* [Given problem]:
The entries below are to be repeated exactly as they stand.

* BEGIN Data excerpts *

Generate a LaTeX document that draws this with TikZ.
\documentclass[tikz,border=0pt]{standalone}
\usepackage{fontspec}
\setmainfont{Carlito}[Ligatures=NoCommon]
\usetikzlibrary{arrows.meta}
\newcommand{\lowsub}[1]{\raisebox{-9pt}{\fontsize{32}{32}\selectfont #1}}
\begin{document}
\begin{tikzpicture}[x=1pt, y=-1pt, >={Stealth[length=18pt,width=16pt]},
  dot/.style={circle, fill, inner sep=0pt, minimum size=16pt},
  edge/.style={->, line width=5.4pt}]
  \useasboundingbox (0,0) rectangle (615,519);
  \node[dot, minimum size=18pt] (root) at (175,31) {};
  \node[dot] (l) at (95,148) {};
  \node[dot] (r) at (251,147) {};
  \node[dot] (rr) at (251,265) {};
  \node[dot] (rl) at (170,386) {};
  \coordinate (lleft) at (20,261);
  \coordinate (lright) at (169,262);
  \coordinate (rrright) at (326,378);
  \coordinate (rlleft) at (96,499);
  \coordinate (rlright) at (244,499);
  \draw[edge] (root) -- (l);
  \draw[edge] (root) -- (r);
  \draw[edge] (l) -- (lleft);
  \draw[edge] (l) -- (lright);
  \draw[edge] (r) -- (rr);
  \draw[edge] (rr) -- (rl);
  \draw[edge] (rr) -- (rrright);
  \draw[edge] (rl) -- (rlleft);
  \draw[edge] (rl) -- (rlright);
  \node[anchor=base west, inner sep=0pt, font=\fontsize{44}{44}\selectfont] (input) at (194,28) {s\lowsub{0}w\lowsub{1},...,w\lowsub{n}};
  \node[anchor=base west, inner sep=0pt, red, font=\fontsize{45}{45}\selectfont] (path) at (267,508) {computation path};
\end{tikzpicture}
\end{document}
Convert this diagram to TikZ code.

* END Data excerpts *

* [Task answer]:
Generate a LaTeX document that draws this with TikZ.
\documentclass[tikz,border=0pt]{standalone}
\usepackage{fontspec}
\setmainfont{Carlito}[Ligatures=NoCommon]
\usetikzlibrary{arrows.meta}
\newcommand{\lowsub}[1]{\raisebox{-9pt}{\fontsize{32}{32}\selectfont #1}}
\begin{document}
\begin{tikzpicture}[x=1pt, y=-1pt, >={Stealth[length=18pt,width=16pt]},
  dot/.style={circle, fill, inner sep=0pt, minimum size=16pt},
  edge/.style={->, line width=5.4pt}]
  \useasboundingbox (0,0) rectangle (615,519);
  \node[dot, minimum size=18pt] (root) at (175,31) {};
  \node[dot] (l) at (95,148) {};
  \node[dot] (r) at (251,147) {};
  \node[dot] (rr) at (251,265) {};
  \node[dot] (rl) at (170,386) {};
  \coordinate (lleft) at (20,261);
  \coordinate (lright) at (169,262);
  \coordinate (rrright) at (326,378);
  \coordinate (rlleft) at (96,499);
  \coordinate (rlright) at (244,499);
  \draw[edge] (root) -- (l);
  \draw[edge] (root) -- (r);
  \draw[edge] (l) -- (lleft);
  \draw[edge] (l) -- (lright);
  \draw[edge] (r) -- (rr);
  \draw[edge] (rr) -- (rl);
  \draw[edge] (rr) -- (rrright);
  \draw[edge] (rl) -- (rlleft);
  \draw[edge] (rl) -- (rlright);
  \node[anchor=base west, inner sep=0pt, font=\fontsize{44}{44}\selectfont] (input) at (194,28) {s\lowsub{0}w\lowsub{1},...,w\lowsub{n}};
  \node[anchor=base west, inner sep=0pt, red, font=\fontsize{45}{45}\selectfont] (path) at (267,508) {computation path};
\end{tikzpicture}
\end{document}
Convert this diagram to TikZ code.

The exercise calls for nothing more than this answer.